Friday, March 6, 2015

Cat Tien National Park Museum

Cat Tien National Park has a museum. It's tucked away in one of the administration buildings, not fare from the entrance to the Wildlife Rescue Center. I loved going in there. And I wish I had time to work on the museum alone several weeks.

The CTNP museum faces similar situation as the Zoological Museum as the University of Montana, and probably the same problems as many small museums around the world:

Lack of funding, lack of space, need for interpretation (non technical signs and labels). Ongoing challenges for care and maintenance of the specimens.

It seemed like a secret treasure chest and I'm so glad we went in.

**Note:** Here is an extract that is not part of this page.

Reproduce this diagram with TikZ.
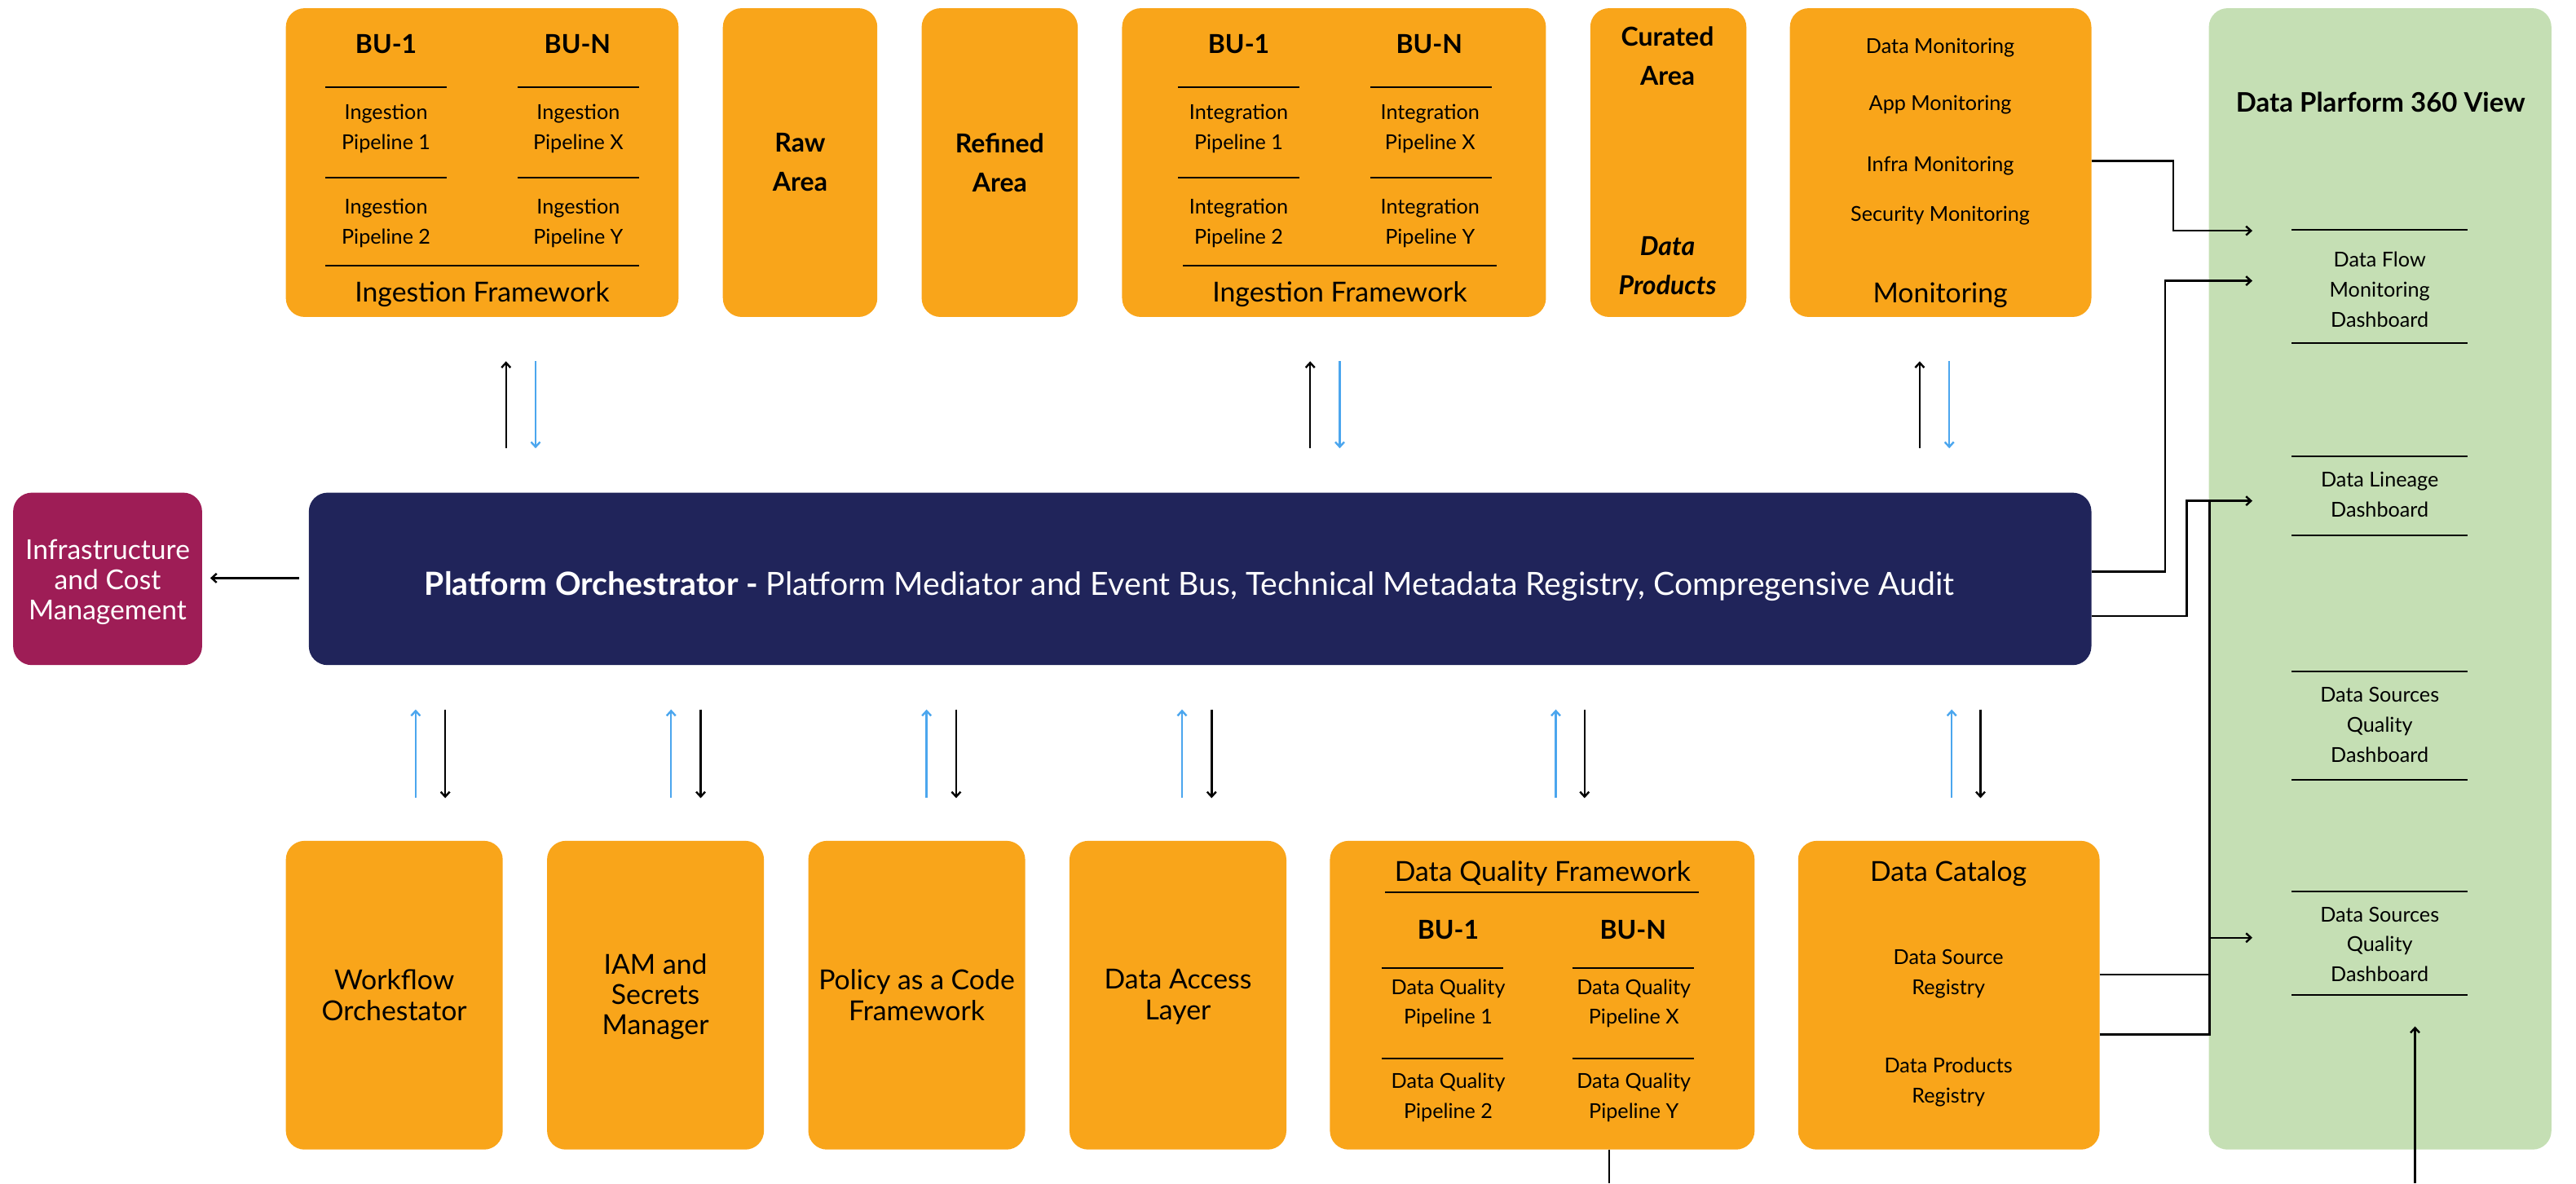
\documentclass[tikz,border=0pt]{standalone}
\usepackage{fontspec}
\setmainfont{Lato}
\usetikzlibrary{arrows.meta,fit}
\definecolor{orangefill}{HTML}{F9A51A}
\definecolor{navyfill}{HTML}{20245A}
\definecolor{wine}{HTML}{9E1D56}
\definecolor{greenfill}{HTML}{C5DFB4}
\definecolor{bluearrow}{HTML}{4BA6EE}
\tikzset{
  panel/.style={inner sep=0pt,outer sep=0pt,rounded corners=11.5pt,draw=none},
  orangebox/.style={panel,fill=orangefill},
  navybox/.style={panel,fill=navyfill},
  winebox/.style={panel,fill=wine},
  greenbox/.style={panel,fill=greenfill},
  small/.style={align=center,inner sep=0pt,yshift=-1pt,font=\fontsize{12.6}{18.4}\selectfont},
  mid/.style={align=center,inner sep=0pt,yshift=-1pt,font=\fontsize{16.9}{18.6}\selectfont},
  head/.style={align=center,inner sep=0pt,font=\fontsize{16}{24}\selectfont\bfseries},
  bu/.style={inner sep=0pt,font=\fontsize{16}{24}\selectfont\bfseries},
  rulel/.style={line width=1pt,black},
  conn/.style={line width=1.2pt,black,>={Straight Barb[length=3pt,width=5.5pt]}},
  blueconn/.style={conn,bluearrow},
}
\begin{document}
\begin{tikzpicture}[x=1.00765pt,y=-1.00765pt]
\useasboundingbox (0,0) rectangle (1568,720.5);
% panels
\node[orangebox,fit={(174,5)(413,193)}] (ingest) {};
\node[orangebox,fit={(440,5)(534,193)}] (raw) {};
\node[orangebox,fit={(561,5)(656,193)}] (refined) {};
\node[orangebox,fit={(683,5)(941,193)}] (integ) {};
\node[orangebox,fit={(968,5)(1063,193)}] (curated) {};
\node[orangebox,fit={(1089.5,5)(1273,193)}] (monitor) {};
\node[greenbox,fit={(1344.5,5)(1553,700)}] (view) {};
\node[winebox,fit={(8,300)(123,405)}] (infra) {};
\node[navybox,fit={(188,300)(1273,405)}] (orch) {};
\node[orangebox,fit={(174,512)(306,700)}] (wf) {};
\node[orangebox,fit={(333,512)(465,700)}] (iam) {};
\node[orangebox,fit={(492,512)(624,700)}] (policy) {};
\node[orangebox,fit={(651,512)(783,700)}] (dal) {};
\node[orangebox,fit={(809.5,512)(1068,700)}] (dq) {};
\node[orangebox,fit={(1094.5,512)(1278,700)}] (catalog) {};
% ingestion framework
\node[bu] (t1) at (235,27) {BU-1};
\node[bu] (t2) at (351.5,27) {BU-N};
\draw[rulel] (198,53)--(272,53) (315,53)--(389,53) (198,108)--(272,108) (315,108)--(389,108) (198,162)--(389,162);
\node[small] (t3) at (235,77.5) {Ingestion\\Pipeline 1};
\node[small] (t4) at (352,77.5) {Ingestion\\Pipeline X};
\node[small] (t5) at (235,135) {Ingestion\\Pipeline 2};
\node[small] (t6) at (352,135) {Ingestion\\Pipeline Y};
\node[mid] (t7) at (293.5,178) {Ingestion Framework};
% raw, refined
\node[head] (t8) at (487,99) {Raw\\Area};
\node[head] (t9) at (608.5,99) {Refined\\Area};
% integration
\node[bu] (t10) at (754,27) {BU-1};
\node[bu] (t11) at (870,27) {BU-N};
\draw[rulel] (717,53)--(791,53) (834,53)--(908,53) (717,108)--(791,108) (834,108)--(908,108) (720,162)--(911,162);
\node[small] (t12) at (754,77.5) {Integration\\Pipeline 1};
\node[small] (t13) at (870.5,77.5) {Integration\\Pipeline X};
\node[small] (t14) at (754,135) {Integration\\Pipeline 2};
\node[small] (t15) at (870.5,135) {Integration\\Pipeline Y};
\node[mid] (t16) at (815.5,178) {Ingestion Framework};
% curated
\node[head] (t17) at (1015,34) {Curated\\Area};
\node[head,font=\fontsize{16}{24}\selectfont\bfseries\itshape] (t18) at (1015,162) {Data\\Products};
% monitoring
\node[small] (t19) at (1181,28) {Data Monitoring};
\node[small] (t20) at (1181,63) {App Monitoring};
\node[small] (t21) at (1181,100) {Infra Monitoring};
\node[small] (t22) at (1181,130.5) {Security Monitoring};
\node[mid] (t23) at (1181,179) {Monitoring};
% view
\node[inner sep=0pt,font=\fontsize{16.5}{18}\selectfont\bfseries] (t24) at (1449,62) {Data Plarform 360 View};
\draw[rulel] (1395,140)--(1502,140) (1395,209)--(1502,209) (1395,278)--(1502,278) (1395,326)--(1502,326) (1395,409)--(1502,409) (1395,475)--(1502,475) (1395,543)--(1502,543) (1395,606)--(1502,606);
\node[small] (t25) at (1448.5,175.3) {Data Flow\\Monitoring\\Dashboard};
\node[small] (t26) at (1448.5,300) {Data Lineage\\Dashboard};
\node[small] (t27) at (1448.5,440.5) {Data Sources\\Quality\\Dashboard};
\node[small] (t28) at (1448.5,574) {Data Sources\\Quality\\Dashboard};
% infra + orchestrator
\node[align=center,inner sep=0pt,text=white,yshift=-1pt,font=\fontsize{16.8}{18.4}\selectfont] (t29) at (65.5,353.5) {Infrastructure\\and Cost\\Management};
\node[inner sep=0pt,text=white,yshift=-1pt,font=\fontsize{19.6}{22}\selectfont] (t30) at (724,356) {\textbf{Platform Orchestrator -} Platform Mediator and Event Bus, Technical Metadata Registry, Compregensive Audit};
% bottom
\node[mid] (t31) at (240,605) {Workflow\\Orchestator};
\node[mid] (t32) at (399,606) {IAM and\\Secrets\\Manager};
\node[mid] (t33) at (558,605) {Policy as a Code\\Framework};
\node[mid] (t34) at (717,606) {Data Access\\Layer};
\node[mid] (t35) at (939,531) {Data Quality Framework};
\draw[rulel] (843,543.5)--(1034,543.5);
\node[bu] (t36) at (881.5,566) {BU-1};
\node[bu] (t37) at (994,566) {BU-N};
\draw[rulel] (841,589.5)--(915,589.5) (957,589.5)--(1031,589.5) (841,644.5)--(915,644.5) (957,644.5)--(1031,644.5);
\node[small] (t38) at (881.5,610) {Data Quality\\Pipeline 1};
\node[small] (t39) at (994.5,610) {Data Quality\\Pipeline X};
\node[small] (t40) at (881.5,667.5) {Data Quality\\Pipeline 2};
\node[small] (t41) at (994.5,667.5) {Data Quality\\Pipeline Y};
\node[mid] (t42) at (1186,531) {Data Catalog};
\node[small] (t43) at (1186,592) {Data Source\\Registry};
\node[small] (t44) at (1186,658) {Data Products\\Registry};
% arrow end points
\foreach \n/\x in {a/308,c/797.5,e/1168.5}{
  \coordinate (\n s) at (\x,273); \coordinate (\n e) at (\x,220);}
\foreach \n/\x in {b/326,d/815.5,f/1186.5}{
  \coordinate (\n s) at (\x,220); \coordinate (\n e) at (\x,273);}
\draw[conn,->] (as)--(ae); \draw[blueconn,->] (bs)--(be);
\draw[conn,->] (cs)--(ce); \draw[blueconn,->] (ds)--(de);
\draw[conn,->] (es)--(ee); \draw[blueconn,->] (fs)--(fe);
\foreach \x/\y in {253/271,408.5/426.5,564/582,719.5/737.5,947/964.5,1188/1205.5}{
  \coordinate (u) at (\x,486); \coordinate (uu) at (\x,432);
  \coordinate (w) at (\y,432); \coordinate (ww) at (\y,486);
  \draw[blueconn,->] (u)--(uu);
  \draw[conn,->] (w)--(ww);
}
\coordinate (il) at (182,352); \coordinate (ir) at (128,352);
\draw[conn,->] (il)--(ir);
% right hand connectors
\coordinate (mout) at (1273,98);
\coordinate (flowa) at (1371,140.5);
\coordinate (flowb) at (1371,171);
\coordinate (lin) at (1371,305);
\coordinate (qual) at (1371,571);
\coordinate (oa) at (1273,348);
\coordinate (ob) at (1273,375);
\coordinate (ca) at (1278,593.5);
\coordinate (cb) at (1278,630);
\coordinate (bus) at (1345,630);
\coordinate (bustop) at (1345,305);
\coordinate (busq) at (1345,571);
\coordinate (busa) at (1345,593.5);
\coordinate (dqo) at (979.5,720.5);
\coordinate (dqi) at (979.5,700);
\coordinate (vo) at (1470,720.5);
\coordinate (vi) at (1470,625);
\draw[conn,->] (mout)-|(1323,140.5)--(flowa);
\draw[conn,->] (oa)-|(1318,171)--(flowb);
\draw[conn,->] (ob)-|(1331,305)--(lin);
\draw[conn] (cb)--(bus)--(bustop);
\draw[conn] (ca)--(busa);
\draw[conn,->] (busq)--(qual);
\draw[conn] (dqi)--(dqo);
\draw[conn,->] (vo)--(vi);
\end{tikzpicture}
\end{document}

They've displayed the skeleton the last rhinoceros that lived in the Park, whose body was found in 2011. This species is now extinct in Vietnam.  My understanding (which is often wrong here) is that this is the skeleton of the actual last rhinoceros. Looking at it with this information made me feel EMOTIONS. Anger, sadness, hopelessness, impressed that such an unlikely animal existed in the first place, a strange out of body experience that I could be so close the body of this famous individual rhino.

There were monkeys, hornbills, pickled fish and amphibians, some bears, some guar remains, and an impressive insect collection that probably doesn't even scratch the surface of the park's biodiversity but is stunning.  


I suggested that we take some pictures of the pinned insects and put the pictures in the Ecotourism center to promote visitors to the museum.

 The museum needs a source of income. Tourists can buy a ticket to visit the museum but I don't know how many people go there.  I am also not sure how all the park departments get their revenue. 

Maybe Emilie Graslie of the Field Museum could come and fix it up. I thibk an artist in residence be a huge benfit here. Must look for funding sources.